2014 adalah tahun politik dan faktanya para tokoh – tokoh politik yang juga merupakan para petinggi partai adalah pemilik media – media massa besar, mulai dari media elektronik sampai media online dan tidak bisa dipungkiri bahwa untuk memperoleh kekuasaan, para tokoh – tokoh politik tersebut bertarung dengan menghalalkan segala cara, termasuk menggunakan media massa yang dimilikinya, dengan cara melakukan iklan - iklan politik baik tentang partai maupun dirinya sendiri dengan intensitas yang sangat berlebihan, sebut saja salah satu contohnya TV One dengan ARB dan Golkarnya dan juga intensitas pemberitaan yang mana jika positif bagi partai ataupun dirinya selaku pemilik media massa akan memiliki durasi dan intensitas yang abnormal dan sangat berlebihan, begitu juga jika pemberitaan yang bersifat negatif yang terkait dengan tokoh – tokoh politik maupun partai politik yang merupakan saingan dalam memperebutkan kekuasaan, maka pemberitaan tersebut akan sangat gencar dilakukan, bahkan pemberitaan tersebut cenderung menyudutkan dan menyajikan kesimpulan yang bersifat konspirasi dibandingkan menyajikan fakta – fakta yang sebenarnya, tentu saja dengan tujuan menggiring opini publik dan menjatuhkan lawan ataupun partai yang saingan, salah satu contohnya adalah okezone.com, sebagai media online yang selalu menampilkan berita mengenai Wiranto alias WIN dengan Hanuranya dan yang paling lebay serta alay adalah berita – berita mengenai pemiliknya Hary Tanoesoedibjo alias HT beserta ormas yang dibentuknya Perindo, yang selalu hadir di tajuk utama.
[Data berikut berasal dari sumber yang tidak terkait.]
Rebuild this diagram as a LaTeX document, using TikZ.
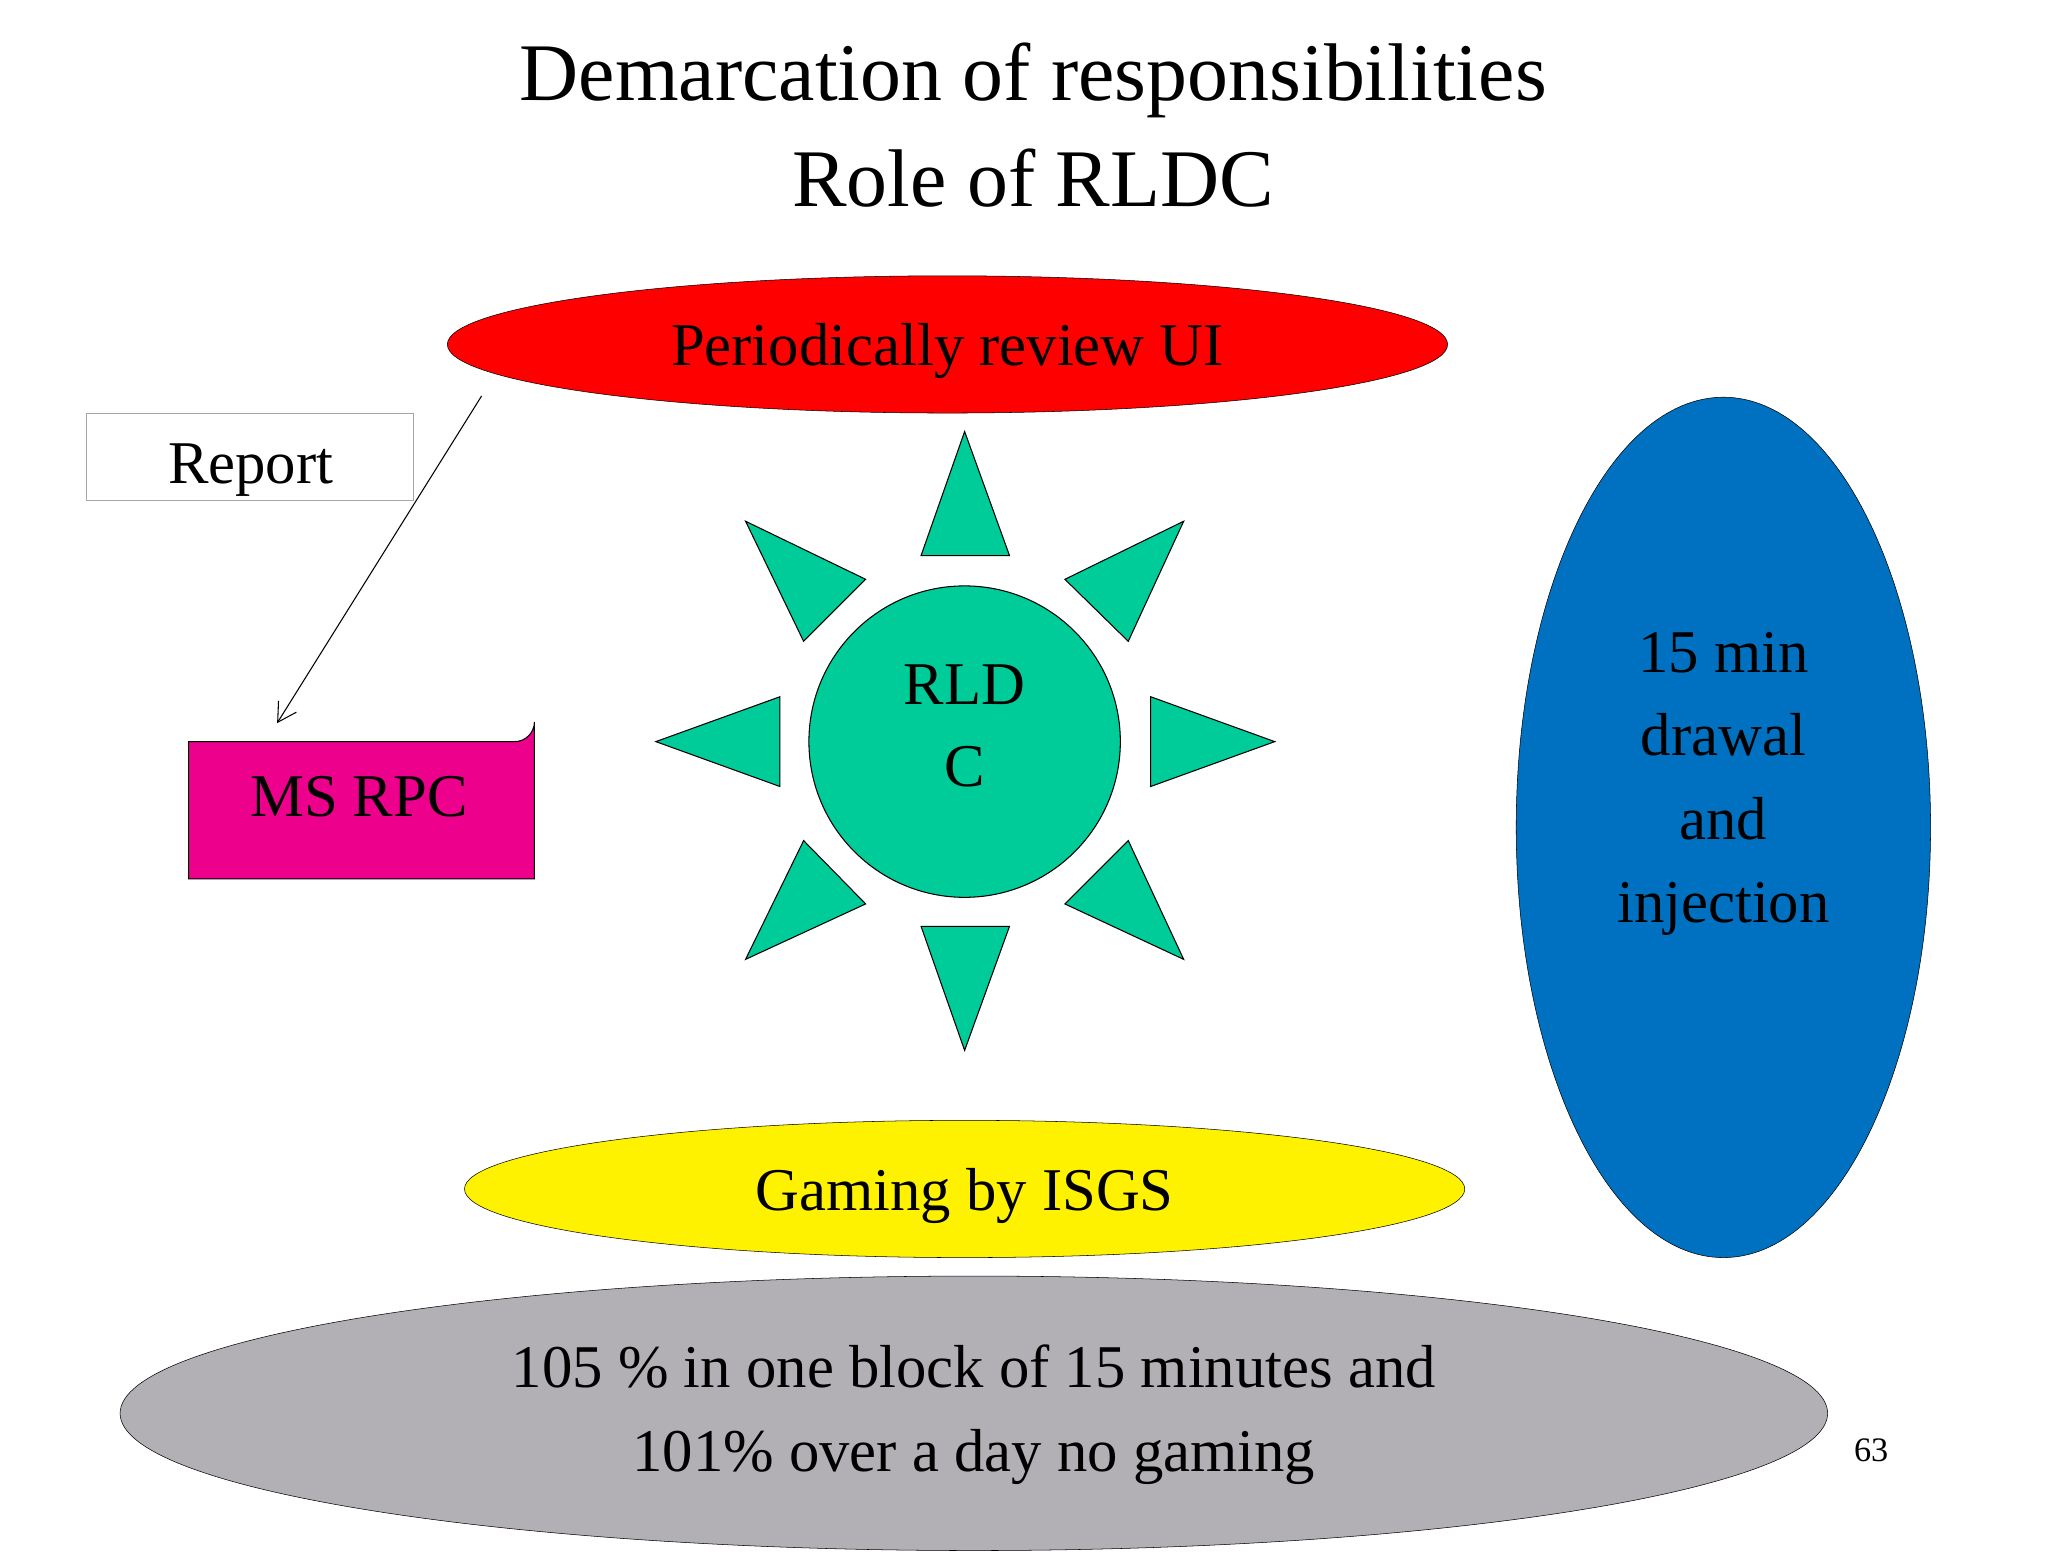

Netralitas dan kejujuran dari media – media massa semakin jauh dari fitrahnya, bahkan pihak – pihak yang berwenang terkait hal tersebut cenderung menutup mata dan melakukan pembiaran, untuk itu masyarakat dituntut harus pintar dan cerdas dalam memilah hal – hal yang disajikan oleh media massa. Harapan dan himbauan kepada para petinggi media – media massa untuk mengedepankan profesionalitas dan berani bersikap tegas terhadap intervensi dari pihak manapun termasuk dari pemilik media – media itu sendiri, ingatlah media massa merupakan salah satu pilar perjuangan dan merupakan ruang belajar bagi seluruh masyarakat.